Lately, I've been having numbers show up on my cell phone's caller ID where the local exchange begins with 1. I thought 1, when it is used as the first digit in a phone number in the NANP denotes that the digits that follow are to be routed long distance. Has this changed?
A dialing plan is different from a numbering plan.
The world numbering plan assigns prefix 1 for NANP numbers, so a number that shows up with a leading 1 is just a full phone number.
The dialing plan in North America is (oversimplifying a bit) 1+10 means a ten digit NANP number, while 7D is an NANP number where the first three are the same as yours.
I've noticed the same thing, that CLID often has the leading 1, which makes sense since on calls from other countries, it starts with whatever the country code is, like 44 for calls from the UK. My telco also sometimes sends CLID that starts 1011-1NXX and is truncated, which I think is just a bug in the switch programming.

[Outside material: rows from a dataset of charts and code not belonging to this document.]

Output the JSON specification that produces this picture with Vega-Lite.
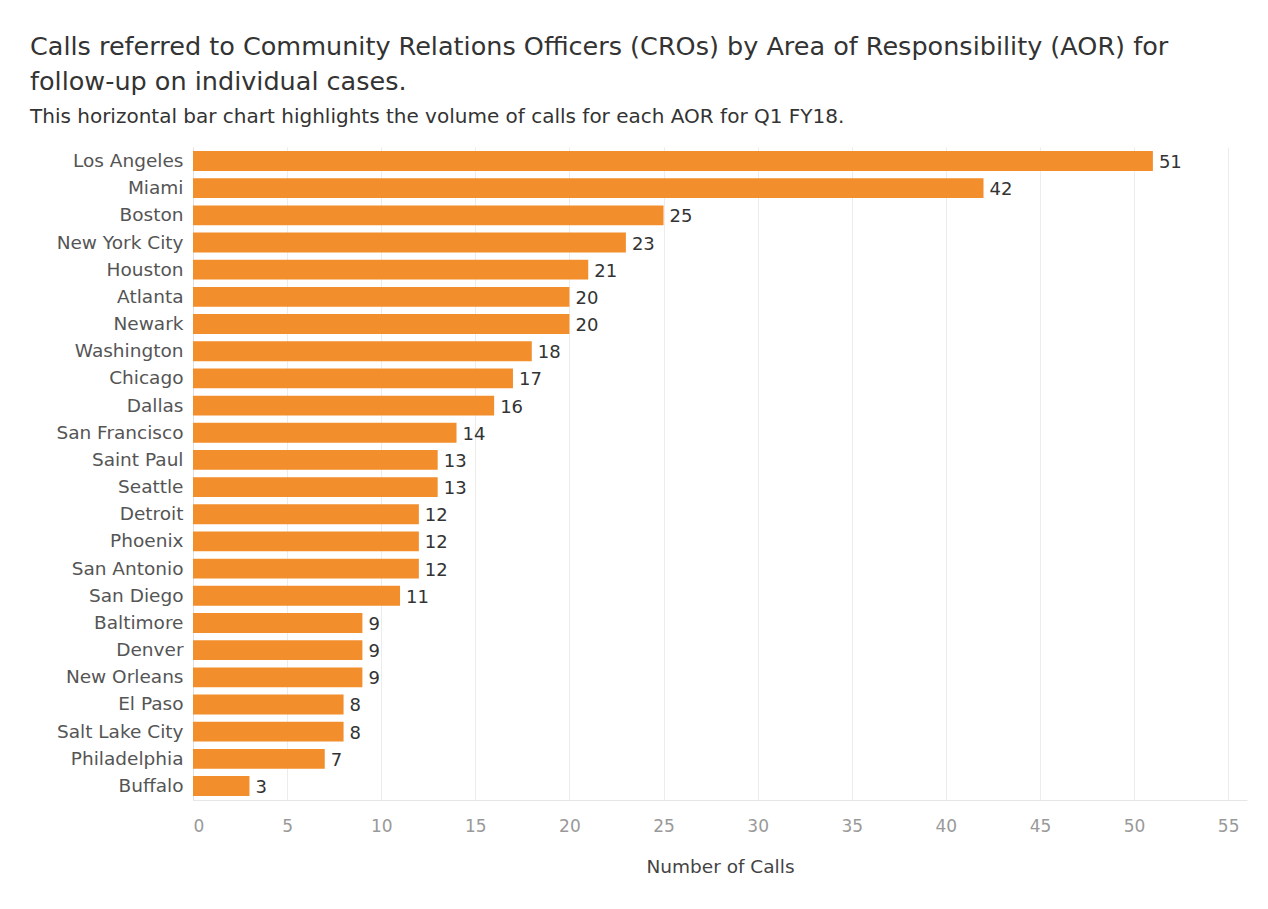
{
  "$schema": "https://vega.github.io/schema/vega-lite/v6.json",
  "autosize": "none",
  "width": 1054,
  "height": 653,
  "padding": {"left": 193, "top": 147, "right": 21, "bottom": 109},
  "background": "white",
  "title": {
    "text": ["Calls referred to Community Relations Officers (CROs) by Area of Responsibility (AOR) for", "follow-up on individual cases."],
    "subtitle": "This horizontal bar chart highlights the volume of calls for each AOR for Q1 FY18.",
    "anchor": "start",
    "frame": "group",
    "dx": -163,
    "offset": 20,
    "font": "DejaVu Sans",
    "fontSize": 25.5,
    "fontWeight": "normal",
    "color": "#333333",
    "lineHeight": 35,
    "subtitleFont": "DejaVu Sans",
    "subtitleFontSize": 20,
    "subtitleColor": "#333333",
    "subtitlePadding": 12
  },
  "data": {
    "values": [
      {"aor": "Los Angeles", "calls": 51},
      {"aor": "Miami", "calls": 42},
      {"aor": "Boston", "calls": 25},
      {"aor": "New York City", "calls": 23},
      {"aor": "Houston", "calls": 21},
      {"aor": "Atlanta", "calls": 20},
      {"aor": "Newark", "calls": 20},
      {"aor": "Washington", "calls": 18},
      {"aor": "Chicago", "calls": 17},
      {"aor": "Dallas", "calls": 16},
      {"aor": "San Francisco", "calls": 14},
      {"aor": "Saint Paul", "calls": 13},
      {"aor": "Seattle", "calls": 13},
      {"aor": "Detroit", "calls": 12},
      {"aor": "Phoenix", "calls": 12},
      {"aor": "San Antonio", "calls": 12},
      {"aor": "San Diego", "calls": 11},
      {"aor": "Baltimore", "calls": 9},
      {"aor": "Denver", "calls": 9},
      {"aor": "New Orleans", "calls": 9},
      {"aor": "El Paso", "calls": 8},
      {"aor": "Salt Lake City", "calls": 8},
      {"aor": "Philadelphia", "calls": 7},
      {"aor": "Buffalo", "calls": 3}
    ]
  },
  "encoding": {
    "y": {
      "field": "aor",
      "type": "nominal",
      "sort": null,
      "title": null,
      "scale": {"paddingInner": 0.27, "paddingOuter": 0.15},
      "axis": {
        "ticks": false,
        "domain": true,
        "domainColor": "#e0e0e0",
        "labelFont": "DejaVu Sans",
        "labelFontSize": 18.5,
        "labelColor": "#555555",
        "labelPadding": 10
      }
    },
    "x": {
      "field": "calls",
      "type": "quantitative",
      "title": "Number of Calls",
      "scale": {"domain": [0, 56], "nice": false},
      "axis": {
        "values": [0, 5, 10, 15, 20, 25, 30, 35, 40, 45, 50, 55],
        "grid": true,
        "gridColor": "#ececec",
        "ticks": false,
        "domain": true,
        "domainColor": "#e6e6e6",
        "labelFont": "DejaVu Sans",
        "labelFontSize": 17,
        "labelColor": "#999999",
        "labelPadding": 18,
        "titleFont": "DejaVu Sans",
        "titleFontSize": 18.5,
        "titleFontWeight": "normal",
        "titleColor": "#444444",
        "titlePadding": 23
      }
    }
  },
  "layer": [
    {"mark": {"type": "bar", "color": "#F28E2B"}},
    {
      "mark": {"type": "text", "align": "left", "dx": 6, "dy": 2, "font": "DejaVu Sans", "fontSize": 18, "color": "#333333"},
      "encoding": {"text": {"field": "calls", "type": "quantitative"}}
    }
  ],
  "config": {"view": {"stroke": null}}
}
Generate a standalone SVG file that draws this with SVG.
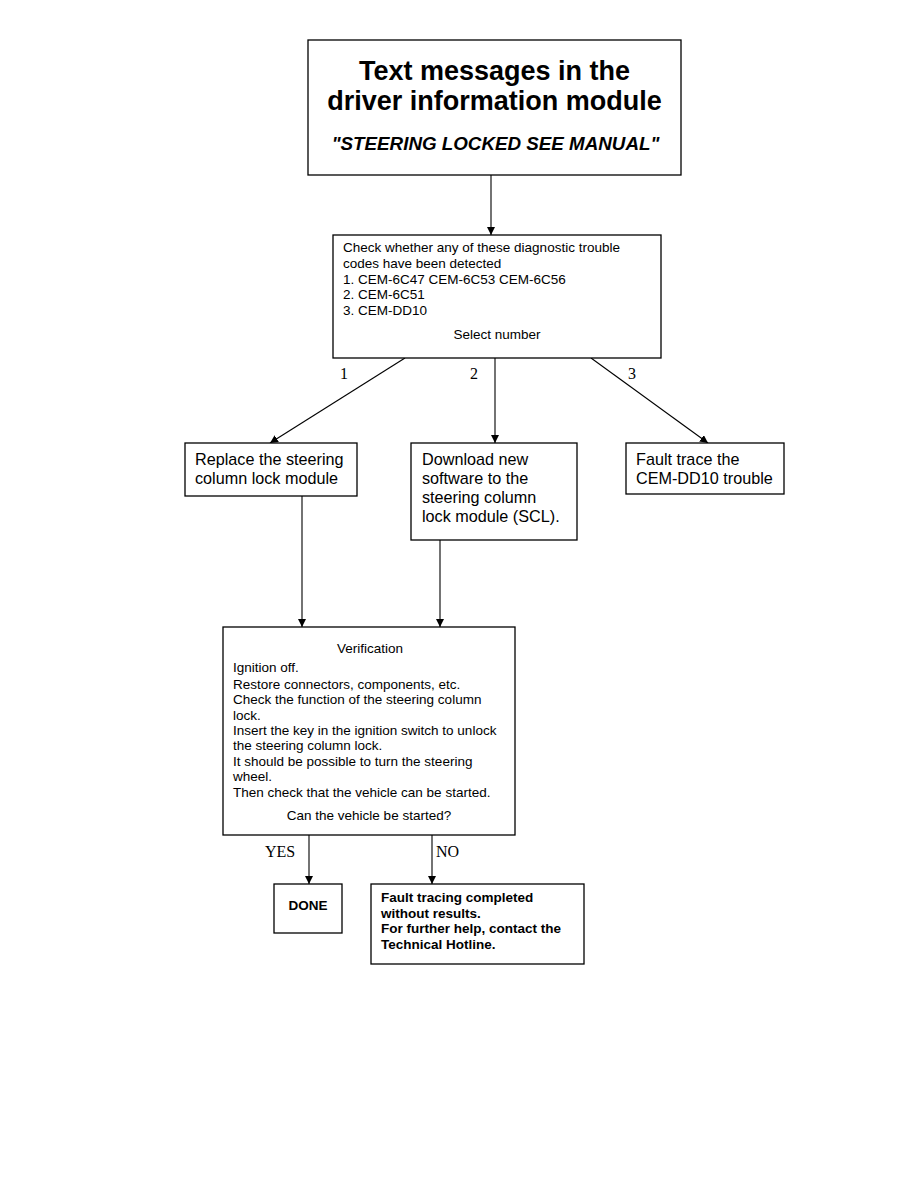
<svg xmlns="http://www.w3.org/2000/svg" width="918" height="1188" viewBox="0 0 918 1188">
<style>
.box{fill:#fff;stroke:#000;stroke-width:1.3}
.t{font-family:"Liberation Sans",Arial,sans-serif;font-size:13.5px;fill:#000}
.m{font-family:"Liberation Sans",Arial,sans-serif;font-size:16.2px;fill:#000}
.b{font-family:"Liberation Sans",Arial,sans-serif;font-size:13.5px;font-weight:bold;fill:#000}
.lbl{font-family:"Liberation Serif","Times New Roman",serif;font-size:16px;fill:#000}
.c{fill:none;stroke:#000;stroke-width:1.1}
</style>
<defs>
<marker id="ah" viewBox="0 0 10 10" refX="10" refY="5" markerWidth="8" markerHeight="8" markerUnits="userSpaceOnUse" orient="auto">
<path d="M0,0 L10,5 L0,10 z" fill="#000"/>
</marker>
</defs>
<rect width="918" height="1188" fill="#fff"/>
<g id="connectors">
<line class="c" x1="491" y1="175" x2="491" y2="235" marker-end="url(#ah)"/>
<line class="c" x1="405" y1="358" x2="270" y2="443" marker-end="url(#ah)"/>
<line class="c" x1="495" y1="358" x2="495" y2="443" marker-end="url(#ah)"/>
<line class="c" x1="591" y1="358" x2="708" y2="443" marker-end="url(#ah)"/>
<line class="c" x1="302" y1="496" x2="302" y2="627" marker-end="url(#ah)"/>
<line class="c" x1="440" y1="540" x2="440" y2="627" marker-end="url(#ah)"/>
<line class="c" x1="309" y1="835" x2="309" y2="884" marker-end="url(#ah)"/>
<line class="c" x1="432" y1="835" x2="432" y2="884" marker-end="url(#ah)"/>
<text class="lbl" x="340" y="379">1</text>
<text class="lbl" x="470" y="379">2</text>
<text class="lbl" x="628" y="379">3</text>
<text class="lbl" x="265" y="857">YES</text>
<text class="lbl" x="436" y="857">NO</text>
</g>
<g id="title">
<rect class="box" x="308" y="40" width="373" height="135"/>
<text x="494.5" y="80" text-anchor="middle" font-family="Liberation Sans,Arial,sans-serif" font-size="27" font-weight="bold">Text messages in the</text>
<text x="494.5" y="110" text-anchor="middle" font-family="Liberation Sans,Arial,sans-serif" font-size="27" font-weight="bold">driver information module</text>
<text x="495.5" y="150" text-anchor="middle" font-family="Liberation Sans,Arial,sans-serif" font-size="18.8" font-weight="bold" font-style="italic">"STEERING LOCKED SEE MANUAL"</text>
</g>
<g id="dtc">
<rect class="box" x="333" y="235" width="328" height="123"/>
<text class="t" x="343" y="252">Check whether any of these diagnostic trouble</text>
<text class="t" x="343" y="268">codes have been detected</text>
<text class="t" x="343" y="284">1. CEM-6C47 CEM-6C53 CEM-6C56</text>
<text class="t" x="343" y="299">2. CEM-6C51</text>
<text class="t" x="343" y="315">3. CEM-DD10</text>
<text class="t" x="497" y="339" text-anchor="middle">Select number</text>
</g>
<g id="replace">
<rect class="box" x="185" y="443" width="172" height="53"/>
<text class="m" x="195" y="465">Replace the steering</text>
<text class="m" x="195" y="484">column lock module</text>
</g>
<g id="download">
<rect class="box" x="411" y="443" width="166" height="97"/>
<text class="m" x="422" y="465">Download new</text>
<text class="m" x="422" y="484">software to the</text>
<text class="m" x="422" y="503">steering column</text>
<text class="m" x="422" y="522">lock module (SCL).</text>
</g>
<g id="faulttrace">
<rect class="box" x="626" y="443" width="158" height="51"/>
<text class="m" x="636" y="465">Fault trace the</text>
<text class="m" x="636" y="484">CEM-DD10 trouble</text>
</g>
<g id="verification">
<rect class="box" x="223" y="627" width="292" height="208"/>
<text class="t" x="370" y="653" text-anchor="middle">Verification</text>
<text class="t" x="233" y="672">Ignition off.</text>
<text class="t" x="233" y="689">Restore connectors, components, etc.</text>
<text class="t" x="233" y="704">Check the function of the steering column</text>
<text class="t" x="233" y="720">lock.</text>
<text class="t" x="233" y="735">Insert the key in the ignition switch to unlock</text>
<text class="t" x="233" y="750">the steering column lock.</text>
<text class="t" x="233" y="766">It should be possible to turn the steering</text>
<text class="t" x="233" y="781">wheel.</text>
<text class="t" x="233" y="797">Then check that the vehicle can be started.</text>
<text class="t" x="369" y="820" text-anchor="middle">Can the vehicle be started?</text>
</g>
<g id="done">
<rect class="box" x="274" y="884" width="68" height="49"/>
<text class="b" x="308" y="910" text-anchor="middle">DONE</text>
</g>
<g id="fault">
<rect class="box" x="371" y="884" width="213" height="80"/>
<text class="b" x="381" y="902">Fault tracing completed</text>
<text class="b" x="381" y="918">without results.</text>
<text class="b" x="381" y="933">For further help, contact the</text>
<text class="b" x="381" y="949">Technical Hotline.</text>
</g>
</svg>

That's not quite how I read his post. From "the local exchange begins with 1", I thought he was saying that the calling number displays as NXX-1XX-XXXX instead of the expected NXX-NXX-XXXX. If so, I it could just as well be Caller ID spoofing by a junk caller.
Answer: No. In the North American Numbering Plan, both the area code (NPA) and the central office code are of the form NXX -- where "N" represents any digit except zero or one ("X" represents any decimal digit).
No legitimate North American phone number will have a 1 at the beginning, whether it is a ten digit number or a seven digit number.